Prompt — Output the first line of the listing and each line after it, up to and including the line that contains "($(app.north)+(-40,-20)$) -- ($(app.north)+(-30,0)$);", exactly as written, minus the pictures.

Data lines —
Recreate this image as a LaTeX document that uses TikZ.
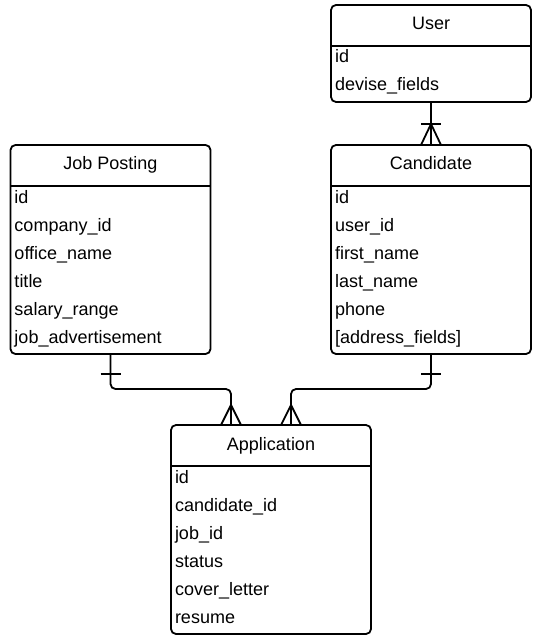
\documentclass[tikz,border=0pt]{standalone}
\usepackage{fontspec}
\setmainfont{Liberation Sans}
\usetikzlibrary{calc}
\tikzset{
  entity/.style={draw, line width=1.8bp, rounded corners=5bp, minimum width=200bp, inner sep=0pt, outer sep=0pt},
  etitle/.style={inner sep=0pt, font=\fontsize{18bp}{21bp}\selectfont},
  field/.style={inner sep=0pt, font=\fontsize{18bp}{21bp}\selectfont},
  frame/.style={line width=1.8bp},
  conn/.style={line width=1.8bp, line join=round},
}
\newcommand{\erbox}[6]{%
  \node[entity, minimum height=41bp+#5*28bp, anchor=north] (#1) at (#2,#3) {};
  \node[etitle, anchor=base] (#1-t) at (#2,#3+25) {#4};
  \draw[frame] (#2-100,#3+41) -- (#2+100,#3+41);
  \foreach \r [count=\i from 0] in {#6}
    \node[field, anchor=base west] (#1-\i) at (#2-96.2,#3+58+28*\i) {\r};
}
\begin{document}
\begin{tikzpicture}[x=1bp,y=-1bp]
\useasboundingbox (0,0) rectangle (540,640);
\erbox{user}{431}{5}{User}{2}{id,devise\_fields}
\erbox{cand}{431}{145}{Candidate}{6}{id,user\_id,first\_name,last\_name,phone,{[address\_fields]}}
\erbox{job}{110.5}{145}{Job Posting}{6}{id,company\_id,office\_name,title,salary\_range,job\_advertisement}
\erbox{app}{271}{425}{Application}{6}{id,candidate\_id,job\_id,status,cover\_letter,resume}

% User - Candidate
\draw[conn] (user.south) -- (cand.north);
\draw[conn] ($(cand.north)+(-10,-21)$) -- ($(cand.north)+(10,-21)$);
\draw[conn] ($(cand.north)+(-10,0)$) -- ($(cand.north)+(0,-21)$) -- ($(cand.north)+(10,0)$);

% Job Posting - Application
\draw[conn, rounded corners=5bp] (job.south) -- ($(job.south)+(0,35)$) -| ($(app.north)+(-40,0)$);
\draw[conn] ($(job.south)+(-10,20)$) -- ($(job.south)+(10,20)$);
\draw[conn] ($(app.north)+(-50,0)$) -- ($(app.north)+(-40,-20)$) -- ($(app.north)+(-30,0)$);

% Candidate - Application
\draw[conn, rounded corners=5bp] (cand.south) -- ($(cand.south)+(0,35)$) -| ($(app.north)+(20,0)$);
\draw[conn] ($(cand.south)+(-10,20)$) -- ($(cand.south)+(10,20)$);
\draw[conn] ($(app.north)+(10,0)$) -- ($(app.north)+(20,-20)$) -- ($(app.north)+(30,0)$);
\end{tikzpicture}
\end{document}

Exercise answer —
Recreate this image as a LaTeX document that uses TikZ.
\documentclass[tikz,border=0pt]{standalone}
\usepackage{fontspec}
\setmainfont{Liberation Sans}
\usetikzlibrary{calc}
\tikzset{
  entity/.style={draw, line width=1.8bp, rounded corners=5bp, minimum width=200bp, inner sep=0pt, outer sep=0pt},
  etitle/.style={inner sep=0pt, font=\fontsize{18bp}{21bp}\selectfont},
  field/.style={inner sep=0pt, font=\fontsize{18bp}{21bp}\selectfont},
  frame/.style={line width=1.8bp},
  conn/.style={line width=1.8bp, line join=round},
}
\newcommand{\erbox}[6]{%
  \node[entity, minimum height=41bp+#5*28bp, anchor=north] (#1) at (#2,#3) {};
  \node[etitle, anchor=base] (#1-t) at (#2,#3+25) {#4};
  \draw[frame] (#2-100,#3+41) -- (#2+100,#3+41);
  \foreach \r [count=\i from 0] in {#6}
    \node[field, anchor=base west] (#1-\i) at (#2-96.2,#3+58+28*\i) {\r};
}
\begin{document}
\begin{tikzpicture}[x=1bp,y=-1bp]
\useasboundingbox (0,0) rectangle (540,640);
\erbox{user}{431}{5}{User}{2}{id,devise\_fields}
\erbox{cand}{431}{145}{Candidate}{6}{id,user\_id,first\_name,last\_name,phone,{[address\_fields]}}
\erbox{job}{110.5}{145}{Job Posting}{6}{id,company\_id,office\_name,title,salary\_range,job\_advertisement}
\erbox{app}{271}{425}{Application}{6}{id,candidate\_id,job\_id,status,cover\_letter,resume}

% User - Candidate
\draw[conn] (user.south) -- (cand.north);
\draw[conn] ($(cand.north)+(-10,-21)$) -- ($(cand.north)+(10,-21)$);
\draw[conn] ($(cand.north)+(-10,0)$) -- ($(cand.north)+(0,-21)$) -- ($(cand.north)+(10,0)$);

% Job Posting - Application
\draw[conn, rounded corners=5bp] (job.south) -- ($(job.south)+(0,35)$) -| ($(app.north)+(-40,0)$);
\draw[conn] ($(job.south)+(-10,20)$) -- ($(job.south)+(10,20)$);
\draw[conn] ($(app.north)+(-50,0)$) -- ($(app.north)+(-40,-20)$) -- ($(app.north)+(-30,0)$);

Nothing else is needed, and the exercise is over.